I argue Bishop Spong was neither theologian nor biblical scholar. He was a moral philosopher. How people think informs how they act. Critics have pointed out that a decline in numbers in Mainline churches indicates a death due to theological liberalism. The question is, “if people are leaving, where are they going?” Conservative critics claim people are going to places that are conservative. Oddly enough, the conservative critics within mainline churches don’t go with them.

A good nerd like me knows Star Trek was canceled before ratings were analyzed demographically. The content of the series appealed to a smaller but more engaged group of people. Here is where the issue of thought informing moral action is involved. If people walk away because churches do not appeal to their prejudices, is that a bad thing? Anti-intellectualism never produces moral activity. Racism, homophobia, sexism, and classism are not intellectually defensible positions. It does not matter how many appeals a person makes to “biblical authority” only biblical illiteracy allows a person to keep such prejudice.

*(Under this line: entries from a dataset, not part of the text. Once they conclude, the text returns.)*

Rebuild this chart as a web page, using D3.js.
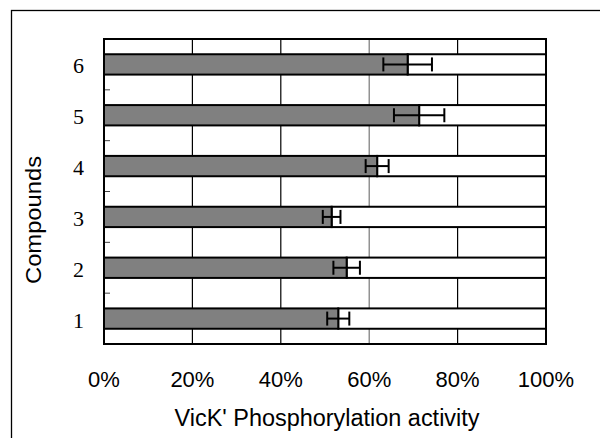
<!DOCTYPE html>
<html lang="en">
<head>
    <meta charset="UTF-8">
    <title>VicK' Phosphorylation activity</title>
    <script src="https://cdn.jsdelivr.net/npm/d3@7"></script>
    <style>
        html, body {
            margin: 0;
            padding: 0;
            background: #fff;
        }

        .sans {
            font-family: "Liberation Sans", Arial, sans-serif;
        }

        .serif {
            font-family: "Liberation Serif", "Times New Roman", serif;
        }
    </style>
</head>
<body>
<div id="chart"></div>
<script>
    // data (percent)
    const compounds = ['1', '2', '3', '4', '5', '6'];
    const activity = [53.0, 54.9, 51.5, 61.8, 71.3, 68.7];
    const errors = [2.5, 3.0, 2.0, 2.6, 5.7, 5.5];
    const xTicks = [0, 20, 40, 60, 80, 100];
    const gridTicks = [20, 40, 60, 80];

    const width = 600, height = 438;
    const margin = {top: 39, left: 104, right: 54, bottom: 94};
    const plotW = width - margin.left - margin.right;
    const plotH = height - margin.top - margin.bottom;

    const svg = d3.select('#chart').append('svg')
        .attr('width', width)
        .attr('height', height);

    // outer frame, runs off the right and bottom edges
    svg.append('rect')
        .attr('x', 11.5).attr('y', 10.5)
        .attr('width', 700).attr('height', 500)
        .attr('fill', 'none')
        .attr('stroke', '#000')
        .attr('stroke-width', 1.3);

    const x = d3.scaleLinear().domain([0, 100]).range([0, plotW]);
    const y = d3.scaleBand()
        .domain(compounds.slice().reverse())
        .range([0, plotH])
        .paddingInner(0.6)
        .paddingOuter(0.3);

    const rows = compounds.map((c, i) => ({name: c, value: activity[i], err: errors[i]}));

    const g = svg.append('g').attr('transform', `translate(${margin.left},${margin.top})`);

    // vertical grid lines
    g.selectAll('line.grid').data(gridTicks).enter().append('line')
        .classed('grid', true)
        .attr('x1', d => x(d)).attr('x2', d => x(d))
        .attr('y1', 0).attr('y2', plotH)
        .attr('stroke', d => d === 60 ? '#777' : '#000')
        .attr('stroke-width', 1.2);

    // small ticks on band boundaries
    const step = y.step();
    g.selectAll('line.ytick').data(compounds.slice(1)).enter().append('line')
        .classed('ytick', true)
        .attr('x1', 0).attr('x2', 6)
        .attr('y1', d => y(d) + y.bandwidth() + step * 0.3)
        .attr('y2', d => y(d) + y.bandwidth() + step * 0.3)
        .attr('stroke', '#444')
        .attr('stroke-width', 1);

    // white remainder bars
    g.selectAll('rect.rest').data(rows).enter().append('rect')
        .classed('rest', true)
        .attr('x', d => x(d.value))
        .attr('y', d => y(d.name))
        .attr('width', d => x(100) - x(d.value))
        .attr('height', y.bandwidth())
        .attr('fill', '#fff')
        .attr('stroke', '#000')
        .attr('stroke-width', 2);

    // grey value bars
    g.selectAll('rect.bar').data(rows).enter().append('rect')
        .classed('bar', true)
        .attr('x', 0)
        .attr('y', d => y(d.name))
        .attr('width', d => x(d.value))
        .attr('height', y.bandwidth())
        .attr('fill', '#808080')
        .attr('stroke', '#000')
        .attr('stroke-width', 2);

    // error bars
    const capH = 14;
    const err = g.selectAll('g.err').data(rows).enter().append('g')
        .classed('err', true)
        .attr('transform', d => `translate(0,${y(d.name) + y.bandwidth() / 2})`)
        .attr('stroke', '#000')
        .attr('stroke-width', 2);
    err.append('line')
        .attr('x1', d => x(d.value - d.err)).attr('x2', d => x(d.value + d.err))
        .attr('y1', 0).attr('y2', 0);
    err.append('line')
        .attr('x1', d => x(d.value - d.err)).attr('x2', d => x(d.value - d.err))
        .attr('y1', -capH / 2).attr('y2', capH / 2);
    err.append('line')
        .attr('x1', d => x(d.value + d.err)).attr('x2', d => x(d.value + d.err))
        .attr('y1', -capH / 2).attr('y2', capH / 2);

    // plot border
    g.append('rect')
        .attr('x', 0).attr('y', 0)
        .attr('width', plotW).attr('height', plotH)
        .attr('fill', 'none')
        .attr('stroke', '#000')
        .attr('stroke-width', 2);

    // y labels
    g.selectAll('text.ylab').data(compounds).enter().append('text')
        .classed('ylab serif', true)
        .attr('x', -20)
        .attr('y', d => y(d) + y.bandwidth() / 2 + 9)
        .attr('text-anchor', 'end')
        .attr('font-size', 22)
        .attr('fill', '#000')
        .text(d => d);

    // x labels
    g.selectAll('text.xlab').data(xTicks).enter().append('text')
        .classed('xlab sans', true)
        .attr('x', d => x(d))
        .attr('y', 387 - margin.top)
        .attr('text-anchor', 'middle')
        .attr('font-size', 22)
        .attr('fill', '#000')
        .text(d => d + '%');

    svg.append('text')
        .classed('sans', true)
        .attr('x', margin.left + plotW / 2 + 2)
        .attr('y', 426)
        .attr('text-anchor', 'middle')
        .attr('font-size', 23)
        .attr('textLength', 305)
        .attr('lengthAdjust', 'spacingAndGlyphs')
        .text("VicK' Phosphorylation activity");

    svg.append('text')
        .classed('sans', true)
        .attr('transform', 'translate(41,220) rotate(-90)')
        .attr('text-anchor', 'middle')
        .attr('font-size', 22)
        .attr('textLength', 128)
        .attr('lengthAdjust', 'spacingAndGlyphs')
        .text('Compounds');
</script>
</body>
</html>
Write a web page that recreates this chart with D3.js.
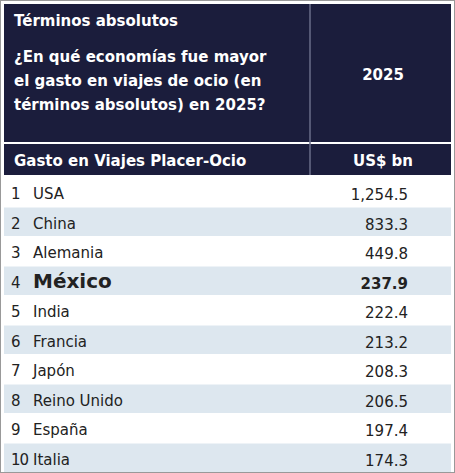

A friend observes, “all clergy preach more conservative than they are.” May Sarton claimed in one of her journals “clergy tend to be more liberal than their congregations. It brings us to the crisis of liberal clergy.

The Crisis of Liberal Clergy and Bishop Spong

Pastors know they tread dangerous ground in most traditional churches. Bishop Spong knew this. He knew liberal clergy were uncomfortable with teaching the things they learned in their seminaries. But Bishop Spong was also a Pastor. Leading in religious communities has peculiar challenges in any era especially in the consumerist one. He decided to lead and not look back to see who or if anyone was following. There were many of us that did or were at least willing to listen. It is not my style of leadership. I admit to wishing it was sometimes. I was a little jealous.

The crisis for liberal/progressive/liberationist clergy is in how we lead our communities. Do we lead without looking back? I wish I could. My leadership style is that of the Algebra teacher who had to deal with me in class. I never really wanted the instruction but knew I needed it. My style of leadership is to say “come along if you are willing.”  But I can’t tell other clergy how to managed the consumerist church.

The one important need Bishop Spong pointed out that clergy people should have is to find a vision of the future for Christian people. I have that vision after years of seeking it. Thank you, Bishop Spong for that help and that challenge.